## Exercise goal
Give back the full listing verbatim, apart from its images.

=== Source data ===

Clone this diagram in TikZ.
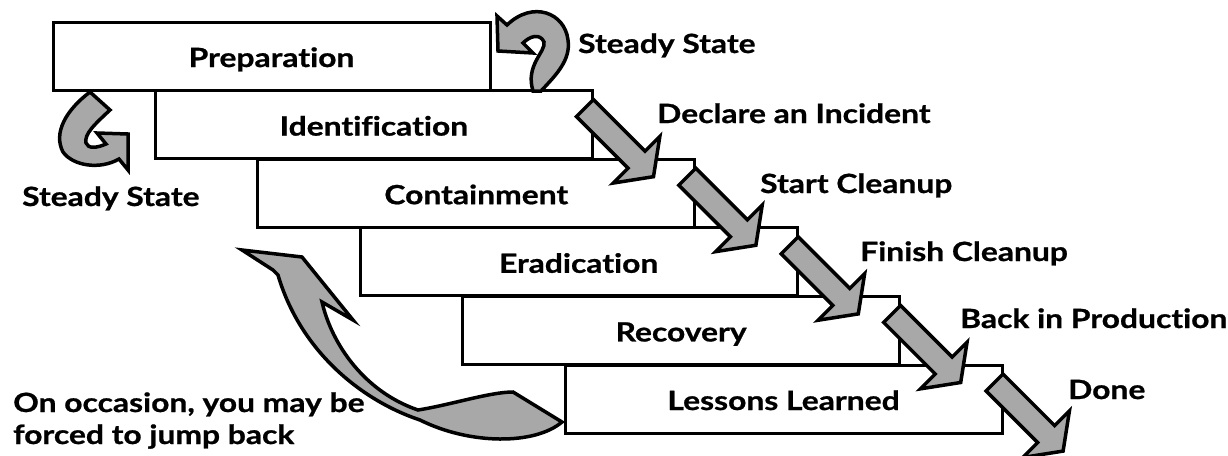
\documentclass[tikz,border=0pt]{standalone}
\usepackage{fontspec}
\setmainfont{Lato}[FakeStretch=1.2, Ligatures=NoCommon, BoldFeatures={FakeBold=0.8}]
\usetikzlibrary{calc}
\definecolor{arrgray}{RGB}{168,168,168}
\begin{document}
\begin{tikzpicture}[x=1pt,y=-1pt,
  txt/.style={font=\fontsize{26.5}{30}\selectfont\bfseries},
  box/.style={txt, draw=black, line width=3pt, fill=white, minimum width=437pt,
    minimum height=68pt, inner sep=0pt, text height=22pt, text depth=0pt},
  lbl/.style={txt, anchor=west, inner sep=0pt, text height=18pt, text depth=0pt},
  blk/.style={draw=black, line width=3.5pt, line join=miter, miter limit=6, fill=arrgray},
  diagarrow/.pic={\filldraw[blk] (0,-12) -- (73,-12) -- (73,-33) -- (97,0) -- (73,33) -- (73,12) -- (0,12) -- cycle;}
]
\useasboundingbox (0,0) rectangle (1228,455);

% stair boxes
\node[box] (b1) at (271.5,56)    {Preparation};
\node[box] (b2) at (373.9,124.6) {Identification};
\node[box] (b3) at (476.3,193.2) {Containment};
\node[box] (b4) at (578.7,261.8) {Eradication};
\node[box] (b5) at (681.1,330.4) {Recovery};
\node[box] (b6) at (783.5,399)   {Lessons Learned};

% diagonal block arrows
\foreach \b in {b2,b3,b4,b5,b6}{
  \pic[rotate=-45] at ($(\b.north east)+(-9,19)$) {diagarrow};
}

% labels
\node[lbl] (l1) at (578,44)  {Steady State};
\node[lbl] (l2) at (657,114) {Declare an Incident};
\node[lbl] (l3) at (760,184) {Start Cleanup};
\node[lbl] (l4) at (860,252) {Finish Cleanup};
\node[lbl] (l5) at (960,319) {Back in Production};
\node[lbl] (l6) at (1068,390) {Done};
\node[lbl] (l7) at (22,197)  {Steady State};
\node[txt, anchor=base west, inner sep=0pt] (j1) at (13,412) {On occasion, you may be};
\node[txt, anchor=base west, inner sep=0pt] (j2) at (13,444) {forced to jump back};

% top-right steady state arrow
\filldraw[blk] (541,91)
  .. controls (556,75) and (571,60) .. (568,40)
  .. controls (565,13) and (533,0) .. (507,25)
  -- (497,16) -- (498,51) -- (533,53) -- (523,43)
  .. controls (530,36) and (540,33) .. (544,42)
  .. controls (546,52) and (525,65) .. (533,91) -- cycle;

% left steady state arrow
\filldraw[blk] (90,92) -- (110,110)
  .. controls (95,124) and (84,134) .. (86,143)
  .. controls (88,149) and (97,148) .. (106,144)
  -- (97,133) -- (128,134) -- (128,170) -- (119,159)
  .. controls (100,170) and (73,166) .. (63,152)
  .. controls (53,133) and (66,110) .. (90,92) -- cycle;

% jump back arrow
\filldraw[blk] (242,250) -- (302,257) -- (353,320) -- (322,302)
  .. controls (332,345) and (365,392) .. (418,410)
  .. controls (450,405) and (490,392) .. (513,392)
  -- (562,422)
  .. controls (535,445) and (470,445) .. (420,420)
  .. controls (360,400) and (300,350) .. (278,275) -- (273,270) -- cycle;
\end{tikzpicture}
\end{document}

===

## Written solution
Clone this diagram in TikZ.
\documentclass[tikz,border=0pt]{standalone}
\usepackage{fontspec}
\setmainfont{Lato}[FakeStretch=1.2, Ligatures=NoCommon, BoldFeatures={FakeBold=0.8}]
\usetikzlibrary{calc}
\definecolor{arrgray}{RGB}{168,168,168}
\begin{document}
\begin{tikzpicture}[x=1pt,y=-1pt,
  txt/.style={font=\fontsize{26.5}{30}\selectfont\bfseries},
  box/.style={txt, draw=black, line width=3pt, fill=white, minimum width=437pt,
    minimum height=68pt, inner sep=0pt, text height=22pt, text depth=0pt},
  lbl/.style={txt, anchor=west, inner sep=0pt, text height=18pt, text depth=0pt},
  blk/.style={draw=black, line width=3.5pt, line join=miter, miter limit=6, fill=arrgray},
  diagarrow/.pic={\filldraw[blk] (0,-12) -- (73,-12) -- (73,-33) -- (97,0) -- (73,33) -- (73,12) -- (0,12) -- cycle;}
]
\useasboundingbox (0,0) rectangle (1228,455);

% stair boxes
\node[box] (b1) at (271.5,56)    {Preparation};
\node[box] (b2) at (373.9,124.6) {Identification};
\node[box] (b3) at (476.3,193.2) {Containment};
\node[box] (b4) at (578.7,261.8) {Eradication};
\node[box] (b5) at (681.1,330.4) {Recovery};
\node[box] (b6) at (783.5,399)   {Lessons Learned};

% diagonal block arrows
\foreach \b in {b2,b3,b4,b5,b6}{
  \pic[rotate=-45] at ($(\b.north east)+(-9,19)$) {diagarrow};
}

% labels
\node[lbl] (l1) at (578,44)  {Steady State};
\node[lbl] (l2) at (657,114) {Declare an Incident};
\node[lbl] (l3) at (760,184) {Start Cleanup};
\node[lbl] (l4) at (860,252) {Finish Cleanup};
\node[lbl] (l5) at (960,319) {Back in Production};
\node[lbl] (l6) at (1068,390) {Done};
\node[lbl] (l7) at (22,197)  {Steady State};
\node[txt, anchor=base west, inner sep=0pt] (j1) at (13,412) {On occasion, you may be};
\node[txt, anchor=base west, inner sep=0pt] (j2) at (13,444) {forced to jump back};

% top-right steady state arrow
\filldraw[blk] (541,91)
  .. controls (556,75) and (571,60) .. (568,40)
  .. controls (565,13) and (533,0) .. (507,25)
  -- (497,16) -- (498,51) -- (533,53) -- (523,43)
  .. controls (530,36) and (540,33) .. (544,42)
  .. controls (546,52) and (525,65) .. (533,91) -- cycle;

% left steady state arrow
\filldraw[blk] (90,92) -- (110,110)
  .. controls (95,124) and (84,134) .. (86,143)
  .. controls (88,149) and (97,148) .. (106,144)
  -- (97,133) -- (128,134) -- (128,170) -- (119,159)
  .. controls (100,170) and (73,166) .. (63,152)
  .. controls (53,133) and (66,110) .. (90,92) -- cycle;

% jump back arrow
\filldraw[blk] (242,250) -- (302,257) -- (353,320) -- (322,302)
  .. controls (332,345) and (365,392) .. (418,410)
  .. controls (450,405) and (490,392) .. (513,392)
  -- (562,422)
  .. controls (535,445) and (470,445) .. (420,420)
  .. controls (360,400) and (300,350) .. (278,275) -- (273,270) -- cycle;
\end{tikzpicture}
\end{document}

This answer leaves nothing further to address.